Milton Viorst won an Alicia Patterson Journalism Fellowship in 1979 to research and write about Zionist and Islamic ideas and the Mideast crisis. In the early 1980s, he grew interested in Middle Eastern policy and became a specialist in this field. He is the author of six books on the subject, including In the Shadow of The Prophet.
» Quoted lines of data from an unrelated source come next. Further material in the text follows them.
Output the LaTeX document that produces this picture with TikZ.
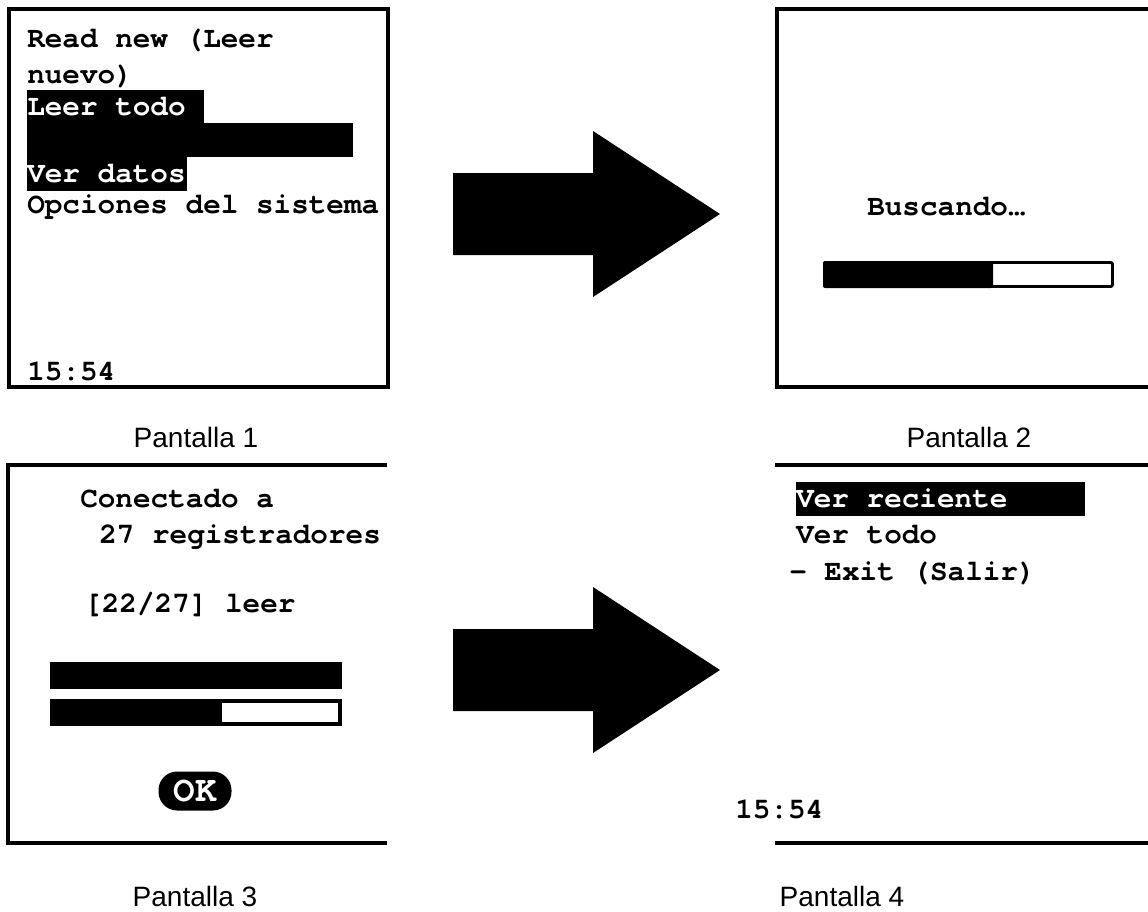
\documentclass[tikz,border=0pt]{standalone}
\usepackage{fontspec}
\setmainfont{Liberation Sans}
\newfontfamily\lcdfont{TeX Gyre Cursor}
\usetikzlibrary{positioning}

\tikzset{
  lcd/.style={anchor=base west, inner sep=0pt, font=\lcdfont\bfseries\fontsize{22}{26}\selectfont},
  lcdinv/.style={lcd, text=white},
  caption/.style={anchor=base, inner sep=0pt, font=\fontsize{21}{25}\selectfont},
  frame/.style={line width=3pt},
}

\begin{document}
\begin{tikzpicture}[x=0.75pt, y=-0.75pt]
  \useasboundingbox (0,0) rectangle (1148,911);

  % Pantalla 1
  \draw[frame] (9,9) rectangle (388,387);
  \fill (27,90) rectangle (204,123);
  \fill (27,123) rectangle (353,157);
  \fill (27,157) rectangle (187,191);
  \node[lcd] (menuA) at (27,47) {Read new (Leer};
  \node[lcd] (menuB) at (27,83) {nuevo)};
  \node[lcdinv] (menuC) at (27,115) {Leer todo};
  \node[lcdinv] (menuD) at (27,182) {Ver datos};
  \node[lcd] (menuE) at (27,213) {Opciones del sistema};
  \node[lcd] (clockA) at (27,380) {15:54};
  \node[caption] (capA) at (196,447) {Pantalla 1};

  % Pantalla 2
  \draw[frame] (1152,9) -- (777,9) -- (777,387) -- (1152,387);
  \node[lcd] (search) at (867,215) {Buscando…};
  \draw[line width=2.2pt, rounded corners=1.5pt, fill=white] (824.5,262.5) rectangle (1112.5,286.5);
  \fill[rounded corners=1.5pt] (823,261) rectangle (993,288);
  \node[caption] (capB) at (969,447) {Pantalla 2};

  % Pantalla 3
  \draw[frame] (387,465) -- (8,465) -- (8,843) -- (387,843);
  \node[lcd] (connA) at (80,507) {Conectado a};
  \node[lcd] (connB) at (99,543) {27 registradores};
  \node[lcd] (count) at (84,612) {[22/27] leer};
  \fill (50,662) rectangle (342,689);
  \draw[line width=3pt, fill=white] (52,701) rectangle (340,724);
  \fill (50,699) rectangle (222,726);
  \node[fill=black, text=white, rounded corners=14pt, inner sep=0pt,
        minimum width=54.75pt, minimum height=29.25pt,
        font=\lcdfont\bfseries\fontsize{27}{30}\selectfont] (ok) at (195,791) {OK};
  \node[caption] (capC) at (195,906) {Pantalla 3};

  % Pantalla 4
  \draw[frame] (775,465) -- (1152,465);
  \draw[frame] (775,843) -- (1152,843);
  \fill (796,482) rectangle (1085,516);
  \node[lcdinv] (viewA) at (796,507) {Ver reciente};
  \node[lcd] (viewB) at (796,543) {Ver todo};
  \node[lcd] (viewC) at (789,580) {– Exit (Salir)};
  \node[lcd] (clockB) at (735,818) {15:54};
  \node[caption] (capD) at (842,906) {Pantalla 4};

  % flechas
  \foreach \y in {214,670}
    \fill (453,\y-41) -- (593,\y-41) -- (593,\y-83) -- (720,\y)
      -- (593,\y+83) -- (593,\y+41) -- (453,\y+41) -- cycle;
\end{tikzpicture}
\end{document}
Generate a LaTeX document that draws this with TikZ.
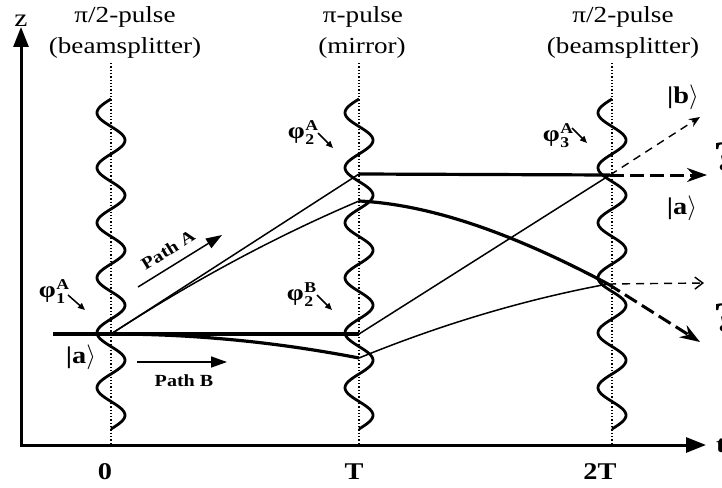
\documentclass[tikz,border=0pt]{standalone}
\usepackage{fontspec}
\setmainfont{Liberation Serif}[FakeStretch=1.18]
\usetikzlibrary{arrows.meta}
\newcommand{\phitext}[2]{\bfseries\fontsize{23}{23}\selectfont φ\kern0.5pt\rlap{\raisebox{8pt}{\fontsize{15}{15}\selectfont #1}}\raisebox{-6pt}{\fontsize{15}{15}\selectfont #2}}
\begin{document}
\begin{tikzpicture}[x=1pt,y=-1pt,
  axisline/.style={line width=3pt, {Triangle[length=20pt,width=15pt]}-{Triangle[length=20pt,width=15pt]}},
  wave/.style={line width=2.8pt},
  dotline/.style={line width=1.3pt, dash pattern=on 1.3pt off 2pt},
  thinpath/.style={line width=1.5pt},
  thickpath/.style={line width=3.2pt},
  thickdash/.style={line width=3pt, dash pattern=on 14pt off 6pt, -{Stealth[length=20pt,width=14pt]}},
  thindash/.style={line width=1.4pt, dash pattern=on 8pt off 6pt, -{Straight Barb[length=8pt,width=12pt]}},
  thindashb/.style={line width=1.4pt, dash pattern=on 8pt off 6pt, -{Stealth[length=11pt,width=9pt]}},
  toplab/.style={font=\fontsize{23}{23}\selectfont, inner sep=0pt, anchor=base},
  axlab/.style={font=\bfseries\fontsize{24}{24}\selectfont, inner sep=0pt, anchor=base},
  pathlab/.style={font=\bfseries\fontsize{17}{17}\selectfont, inner sep=0pt},
  pharrow/.style={line width=1.5pt, -{Triangle[length=7pt,width=6pt]}},
  patharrow/.style={line width=1.5pt, -{Triangle[length=16pt,width=11pt]}},
  ket/.style={font=\bfseries\fontsize{24}{24}\selectfont, inner sep=0pt},
  qm/.style={font=\bfseries\fontsize{42}{42}\selectfont, inner sep=0pt, anchor=west},
  phil/.style={inner sep=0pt}
]
\useasboundingbox (0,0) rectangle (722,487);
% axes
\coordinate (O) at (21,445);
\coordinate (ztip) at (21,27);
\coordinate (ttip) at (706,445);
\draw[axisline] (ztip) -- (O) -- (ttip);
\node[font=\fontsize{25}{25}\selectfont, inner sep=0pt, anchor=base] (zl) at (21,27) {z};
\node[font=\bfseries\fontsize{24}{24}\selectfont, inner sep=0pt, anchor=base west] (tl) at (716,452) {t};
% dotted lines
\foreach \xx/\nm in {111/d0,359/d1,612/d2}{
  \coordinate (\nm top) at (\xx,63);
  \coordinate (\nm bot) at (\xx,445);
  \draw[dotline] (\nm top) -- (\nm bot);
}
% key points
\coordinate (start) at (53,334);
\coordinate (S) at (111,334);
\coordinate (A1) at (359,174);
\coordinate (B1) at (359,334);
\coordinate (M) at (610,175);
\coordinate (A1c) at (359,201);
\coordinate (B1c) at (359,358);
\coordinate (Mc) at (608,284);
% straight paths
\draw[thickpath] (start) -- (B1);
\draw[thinpath] (S) -- (A1);
\draw[thickpath] (A1) -- (M);
\draw[thinpath] (B1) -- (M);
% curved paths
\draw[thinpath] (S) .. controls (193.7,280.4) and (276.3,236.1) .. (A1c);
\draw[thickpath] (S) .. controls (193.7,334) and (276.3,342) .. (B1c);
\draw[thickpath] (A1c) .. controls (439,205) and (525,240) .. (Mc);
\draw[thinpath] (B1c) .. controls (442,324.1) and (525,299.4) .. (Mc);
% waves
\foreach \xx in {111,359,612}{
  \draw[wave] plot[variable=\t, domain=0:330, samples=241, smooth] ({\xx-14*sin(6.54545*\t)}, {99+\t});
}
% output arrows
\coordinate (o1) at (707,175);
\coordinate (o2) at (700,117);
\coordinate (o3) at (704,283);
\coordinate (o4) at (700,342);
\draw[thickdash] (M) -- (o1);
\draw[thindashb] (M) -- (o2);
\draw[thindash] (Mc) -- (o3);
\draw[thickdash] (Mc) -- (o4);
% top labels
\node[toplab] (p0a) at (125,23) {π/2-pulse};
\node[toplab] (p0b) at (125,53) {(beamsplitter)};
\node[toplab] (p1a) at (363,23) {π-pulse};
\node[toplab] (p1b) at (362,53) {(mirror)};
\node[toplab] (p2a) at (623,23) {π/2-pulse};
\node[toplab] (p2b) at (623,53) {(beamsplitter)};
% axis labels
\node[axlab] (l0) at (105,479) {0};
\node[axlab] (l1) at (354,479) {T};
\node[axlab] (l2) at (600,479) {2T};
% kets
\node[ket] (ka) at (81,357) {|a$\rangle$};
\node[ket] (kb) at (683,97) {|b$\rangle$};
\node[ket] (ka2) at (682,208) {|a$\rangle$};
\node[qm] (q1) at (713,157) {?};
\node[qm] (q2) at (713,318) {?};
% path labels
\coordinate (pa1) at (138,287);
\coordinate (pa2) at (222,235);
\draw[patharrow] (pa1) -- (pa2);
\node[pathlab, rotate=31.8] (pal) at (168,250) {Path A};
\coordinate (pb1) at (137,362);
\coordinate (pb2) at (227,362);
\draw[patharrow] (pb1) -- (pb2);
\node[pathlab, anchor=base] (pbl) at (184,386) {Path B};
% phase labels
\node[phil] (f1) at (52,292) {\phitext{A}{1}};
\coordinate (f1s) at (68,295); \coordinate (f1e) at (85,310);
\draw[pharrow] (f1s) -- (f1e);
\node[phil] (f2) at (301,133) {\phitext{A}{2}};
\coordinate (f2s) at (318,133); \coordinate (f2e) at (333,148);
\draw[pharrow] (f2s) -- (f2e);
\node[phil] (f3) at (300,295) {\phitext{B}{2}};
\coordinate (f3s) at (317,295); \coordinate (f3e) at (332,310);
\draw[pharrow] (f3s) -- (f3e);
\node[phil] (f4) at (556,136) {\phitext{A}{3}};
\coordinate (f4s) at (572,128); \coordinate (f4e) at (587,143);
\draw[pharrow] (f4s) -- (f4e);
\end{tikzpicture}
\end{document}
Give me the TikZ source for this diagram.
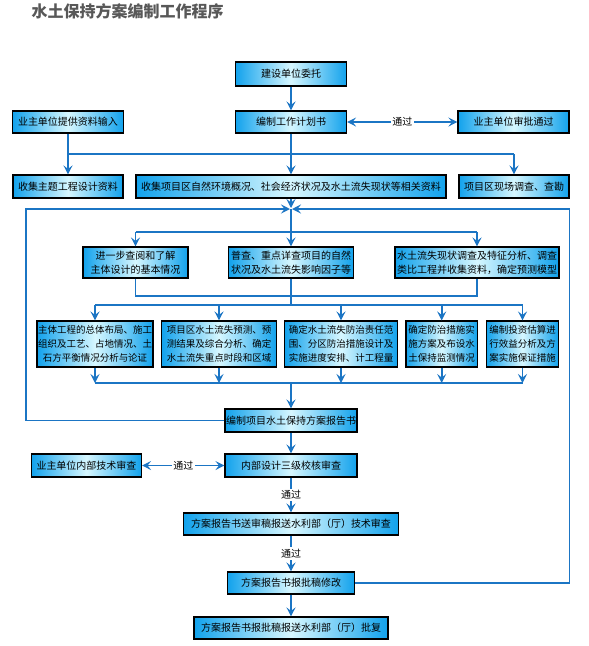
\documentclass[tikz,border=0pt]{standalone}
\usepackage{fontspec}
\newfontfamily\cjk{Noto Sans CJK SC}
\usetikzlibrary{arrows.meta}
\definecolor{lineblue}{RGB}{27,117,196}
\definecolor{boxedge}{RGB}{18,162,236}
\definecolor{boxmid}{RGB}{214,247,255}
\definecolor{titlegray}{RGB}{88,88,88}
\tikzset{
  box/.style={draw=black, line width=1.1pt, left color=boxedge, right color=boxedge, middle color=boxmid,
    inner sep=0pt, align=center, font=\cjk\fontsize{10}{14.3}\selectfont},
  sbox/.style={box, font=\cjk\fontsize{9.5}{14.3}\selectfont},
  ln/.style={draw=lineblue, line width=1.8pt, line join=miter},
  arr/.style={ln, -{Stealth[length=9pt,width=9pt,inset=3.5pt]}},
  arrtwo/.style={ln, {Stealth[length=9pt,width=9pt,inset=3.5pt]}-{Stealth[length=9pt,width=9pt,inset=3.5pt]}},
  lbl/.style={fill=white, inner sep=1.5pt, text=black, font=\cjk\fontsize{10}{12}\selectfont}
}
\begin{document}
\begin{tikzpicture}[x=1pt,y=-1pt]
\useasboundingbox (0,0) rectangle (589,646);
\fill[white] (0,0) rectangle (589,646);

\node[anchor=west, text=titlegray, font=\cjk\bfseries\fontsize{16}{16}\selectfont] (title) at (28,11) {水土保持方案编制工作程序};

% top
\node[box, minimum width=111pt, minimum height=24pt] (n1) at (291,74) {建设单位委托};
\node[box, minimum width=111pt, minimum height=22pt] (n2) at (291,122) {编制工作计划书};
\node[box, minimum width=111pt, minimum height=22pt] (nR) at (513.5,122) {业主单位审批通过};
\node[box, minimum width=111pt, minimum height=22pt] (nL) at (68,122) {业主单位提供资料输入};

\node[box, minimum width=110pt, minimum height=23pt] (r3a) at (68,186.5) {收集主题工程设计资料};
\node[box, minimum width=310pt, minimum height=23pt] (r3b) at (291,186.5) {收集项目区自然环境概况、社会经济状况及水土流失现状等相关资料};
\node[box, minimum width=110pt, minimum height=23pt] (r3c) at (514,186.5) {项目区现场调查、查勘};

% row 4
\node[box, minimum width=105pt, minimum height=31pt] (r4a) at (135.5,262.5) {进一步查阅和了解\\主体设计的基本情况};
\node[box, minimum width=125pt, minimum height=31pt] (r4b) at (291,262.5) {普查、重点详查项目的自然\\状况及水土流失影响因子等};
\node[box, minimum width=164pt, minimum height=31pt] (r4c) at (477,262.5) {水土流失现状调查及特征分析、调查\\类比工程并收集资料，确定预测模型};

% row 5
\node[sbox, minimum width=116pt, minimum height=46pt] (r5a) at (95,344) {主体工程的总体布局、施工\\组织及工艺、占地情况、土\\石方平衡情况分析与论证};
\node[sbox, minimum width=114.6pt, minimum height=46pt] (r5b) at (219,344) {项目区水土流失预测、预\\测结果及综合分析、确定\\水土流失重点时段和区域};
\node[sbox, minimum width=113pt, minimum height=46pt] (r5c) at (341,344) {确定水土流失防治责任范\\围、分区防治措施设计及\\实施进度安排、计工程量};
\node[sbox, minimum width=71.5pt, minimum height=46pt] (r5d) at (441.7,344) {确定防治措施实\\施方案及布设水\\土保持监测情况};
\node[sbox, minimum width=71.5pt, minimum height=46pt] (r5e) at (522.5,344) {编制投资估算进\\行效益分析及方\\案实施保证措施};

% bottom
\node[box, minimum width=132pt, minimum height=23pt] (bian) at (291,420.5) {编制项目水土保持方案报告书};
\node[box, minimum width=132pt, minimum height=23pt] (neibu) at (291,465.5) {内部设计三级校核审查};
\node[box, minimum width=110pt, minimum height=23pt] (yz2) at (86.5,465.5) {业主单位内部技术审查};
\node[box, minimum width=214.5pt, minimum height=22pt] (songshen) at (291,524) {方案报告书送审稿报送水利部（厅）技术审查};
\node[box, minimum width=127pt, minimum height=22pt] (xiugai) at (291,583) {方案报告书报批稿修改};
\node[box, minimum width=194pt, minimum height=22pt] (pifu) at (291,628) {方案报告书报批稿报送水利部（厅）批复};

% coordinates
\coordinate (h1L) at (68,154);
\coordinate (h1C) at (291,154);
\coordinate (h1R) at (514,154);
\coordinate (J) at (291,209);
\coordinate (LL) at (26,209);
\coordinate (RR) at (569.5,209);
\coordinate (h2L) at (135.5,232);
\coordinate (h2C) at (291,232);
\coordinate (h2R) at (477,232);
\coordinate (h3L) at (135.5,296);
\coordinate (h3C) at (291,296);
\coordinate (h3R) at (477,296);
\coordinate (h4L) at (95,305);
\coordinate (h4C) at (291,305);
\coordinate (h4R) at (522.5,305);
\coordinate (h5L) at (95,383);
\coordinate (h5C) at (291,383);
\coordinate (h5R) at (522.5,383);

% connectors top
\draw[arr] (n1) -- (n2);
\draw[arrtwo] (n2) -- node[lbl] {通过} (nR);
\draw[ln] (nL.south) -- (h1L) -- (h1R);
\draw[ln] (n2.south) -- (h1C);
\draw[arr] (h1L) -- (r3a.north);
\draw[arr] (h1C) -- (r3b.north);
\draw[arr] (h1R) -- (r3c.north);

% junction and loops
\draw[arr, shorten >=1pt] (r3b.south) -- (J);
\draw[arr, shorten >=1pt] (bian.west) -| (LL) -- (J);
\draw[arr, shorten >=1pt] (xiugai.east) -| (RR) -- (J);
\draw[ln] (J) -- (h2C);
\draw[ln] (h2L) -- (h2R);
\draw[arr] (h2L) -- (r4a.north);
\draw[arr] (h2C) -- (r4b.north);
\draw[arr] (h2R) -- (r4c.north);

% row 4 -> row 5
\draw[ln] (r4a.south) -- (h3L) -- (h3R) -- (r4c.south);
\draw[ln] (r4b.south) -- (h4C);
\draw[ln] (h4L) -- (h4R);
\draw[arr] (h4L) -- (r5a.north);
\draw[arr] (r5b.north |- h4C) -- (r5b.north);
\draw[arr] (r5c.north |- h4C) -- (r5c.north);
\draw[arr] (r5d.north |- h4C) -- (r5d.north);
\draw[arr] (h4R) -- (r5e.north);

% row 5 -> report
\draw[arr] (r5a.south) -- (h5L);
\draw[arr] (r5b.south) -- (r5b.south |- h5C);
\draw[arr] (r5c.south) -- (r5c.south |- h5C);
\draw[arr] (r5d.south) -- (r5d.south |- h5C);
\draw[arr] (r5e.south) -- (h5R);
\draw[ln] (h5L) -- (h5R);
\draw[arr] (h5C) -- (bian.north);

% bottom chain
\draw[arr] (bian) -- (neibu);
\draw[arrtwo] (yz2) -- node[lbl] {通过} (neibu);
\draw[arr] (neibu) -- node[lbl] {通过} (songshen);
\draw[arr] (songshen) -- node[lbl] {通过} (xiugai);
\draw[arr] (xiugai) -- (pifu);
\end{tikzpicture}
\end{document}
On October 5, 1988, Viorst wrote an op-ed in The Washington Post erroneously dispersing doubt over whether Saddam Hussein's regime had used chemical weapons in a genocide of Iraq's Kurdish population. Despite confirmation from Secretary of State George Shultz, a month earlier, that poison gas had been employed to kill thousands of civilians, including children, Viorst maintained that it "may never have taken place" and argued for Congress not to pass the Prevention of Genocide Act, which later failed. The campaign of extermination against the Kurds made for up to 100,000 casualties. Viorst is criticized for his misleading article in A Problem from Hell.
In April 2016, Viorst published Zionism: The Birth and Transformation of an Ideal with St. Martin's Press.
Viorst was married to the children's author Judith Viorst, known for Alexander and the Terrible, Horrible, No Good, Very Bad Day. They had three sons. Viorst died in Washington, D.C on December 9, 2022, at the age of 92.